Für die Anstalten bleiben Budgets und mittelfristige Planung unsicher; das erschwert Investitionen in Programm, Technik und Personal. Der gesellschaftliche Nutzen eines stabil finanzierten, unabhängigen Rundfunks – von barrierefreien Angeboten über regionale Berichterstattung bis zur verlässlichen Krisenkommunikation – steht dann in einem zunehmend angespannten Verhältnis zur öffentlichen Akzeptanz. Genau deshalb zielte die Dynamisierung darauf, planbare, moderate Anpassungen zu ermöglichen und politische Blockaden zu entschärfen.
Was jetzt zu beobachten ist
Entscheidend werden die nächsten Monate in den Staatskanzleien und Landtagen. Gelingt es, doch noch einen Mechanismus zu vereinbaren, könnte der befürchtete „Sprung“ zumindest abgemildert werden.
Gelingt es nicht, spricht vieles dafür, dass die KEF-Logik und aufgebrauchte Rücklagen 2027 die von Beobachtern genannten 19,51 Euro wahrscheinlich machen.

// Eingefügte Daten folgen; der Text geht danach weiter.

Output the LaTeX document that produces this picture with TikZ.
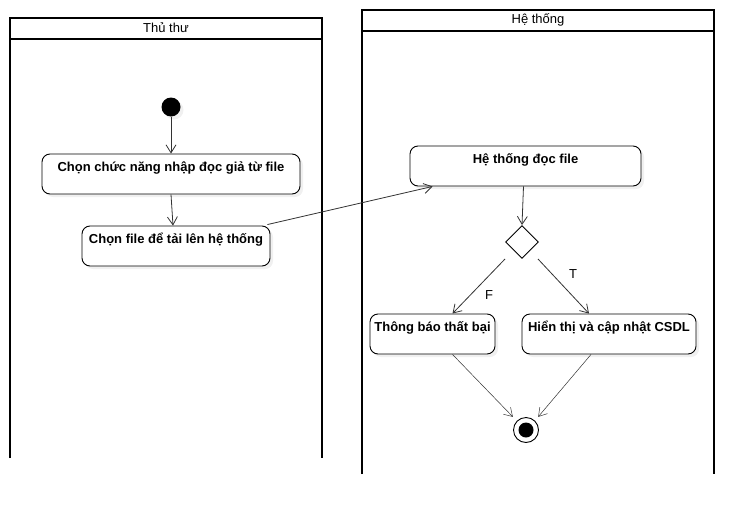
\documentclass[tikz,border=0pt]{standalone}
\usepackage{fontspec}
\setmainfont{Liberation Sans}
\usetikzlibrary{arrows.meta,shapes.geometric,shadows}
\tikzset{
  action/.style={draw, rounded corners=8pt, line width=0.9pt, fill=white,
    drop shadow={shadow xshift=3pt, shadow yshift=-3pt, opacity=0.12},
    minimum height=40pt, inner ysep=4pt, text height=13pt, text depth=19pt,
    font=\fontsize{13}{15}\selectfont\bfseries},
  flow/.style={draw=black!80, line width=0.8pt, -{Straight Barb[length=8pt,width=10pt]}},
  lane/.style={line width=1.8pt},
  lanetitle/.style={font=\fontsize{13}{15}\selectfont},
  guard/.style={font=\fontsize{13}{15}\selectfont}
}
\begin{document}
\begin{tikzpicture}[x=1pt,y=-1pt]
	\useasboundingbox (0,0) rectangle (754,514);
	% lanes
	\draw[lane] (10,458) -- (10,18) -- (322,18) -- (322,458);
	\draw[lane] (10,39) -- (322,39);
	\node[lanetitle] (thuthu) at (166,28) {Thủ thư};
	\draw[lane] (362,474) -- (362,10) -- (714,10) -- (714,474);
	\draw[lane] (362,31) -- (714,31);
	\node[lanetitle] (hethong) at (538,20) {Hệ thống};
	%
	\node[circle, fill=black, minimum size=19pt, inner sep=0pt,
	  drop shadow={shadow xshift=3pt, shadow yshift=-3pt, opacity=0.12}] (start) at (171,107) {};
	\node[action, minimum width=258pt] (chon) at (171,174) {Chọn chức năng nhập đọc giả từ file};
	\node[action, minimum width=188pt] (file) at (176,246) {Chọn file để tải lên hệ thống};
	\node[action, minimum width=231pt] (doc) at (525.5,166) {Hệ thống đọc file};
	\node[diamond, draw, line width=0.9pt, fill=white, minimum size=33pt, inner sep=0pt] (kt) at (522,242) {};
	\node[action, minimum width=125pt] (loi) at (432.5,334) {Thông báo thất bại};
	\node[action, minimum width=174pt] (capnhat) at (609,334) {Hiển thị và cập nhật CSDL};
	\node[circle, draw, line width=0.9pt, fill=white, minimum size=25pt, inner sep=0pt] (end) at (526,430) {};
	\fill (end) circle [radius=7.5];
	%
	\draw[flow] (start) -- (chon.north);
	\draw[flow] (chon.south) -- ([xshift=2pt]chon.south |- file.north);
	\draw[flow] ([xshift=-3pt,yshift=1pt]file.north east) -- ([xshift=23pt]doc.south west);
	\draw[flow] ([xshift=-2pt]doc.south) -- (kt.north);
	\draw[flow] ([shift={(-17,17)}]kt.center) -- ([xshift=20pt]loi.north);
	\draw[flow] ([shift={(16,17)}]kt.center) -- ([xshift=-20pt]capnhat.north);
	\draw[flow, line width=0.5pt] ([xshift=20pt]loi.south) -- ([shift={(-4,-4)}]end.135);
	\draw[flow, line width=0.5pt] ([xshift=-18pt]capnhat.south) -- ([shift={(3,-4)}]end.45);
	%
	\node[guard] (f) at (489,295) {F};
	\node[guard] (t) at (573,274) {T};
\end{tikzpicture}
\end{document}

Für Ruheständlerinnen und Ruheständler empfiehlt sich, schon jetzt Ansprüche auf Befreiung oder Ermäßigung zu prüfen und Bescheide bereitzuhalten. Politisch bleibt die Debatte ein Lackmustest dafür, ob föderale Medienpolitik verlässliche Finanzierung mit bürgernaher Beitragsakzeptanz verbinden kann.
Fazit
Die Rundfunkfinanzierung steht an einer Weggabelung. Der Reformstau erhöht das Risiko unsanfter Beitragssprünge – gerade für Haushalte mit knappen Budgets. Gleichzeitig wächst der Bedarf an Planungssicherheit für einen verlässlichen, unabhängigen Rundfunk.
Zwischen diesen Polen liegt die Aufgabe der Länder: ein Modell zu beschließen, das Transparenz schafft, Belastungen sozialverträglich verteilt und politisches Taktieren vom Gebührenprozess entkoppelt. Bis dahin bleibt die nüchterne Rechnung: 1,15 Euro mehr im Monat wirken klein – im Jahressaldo und im Vertrauenshaushalt vieler Bürgerinnen und Bürger sind sie es nicht.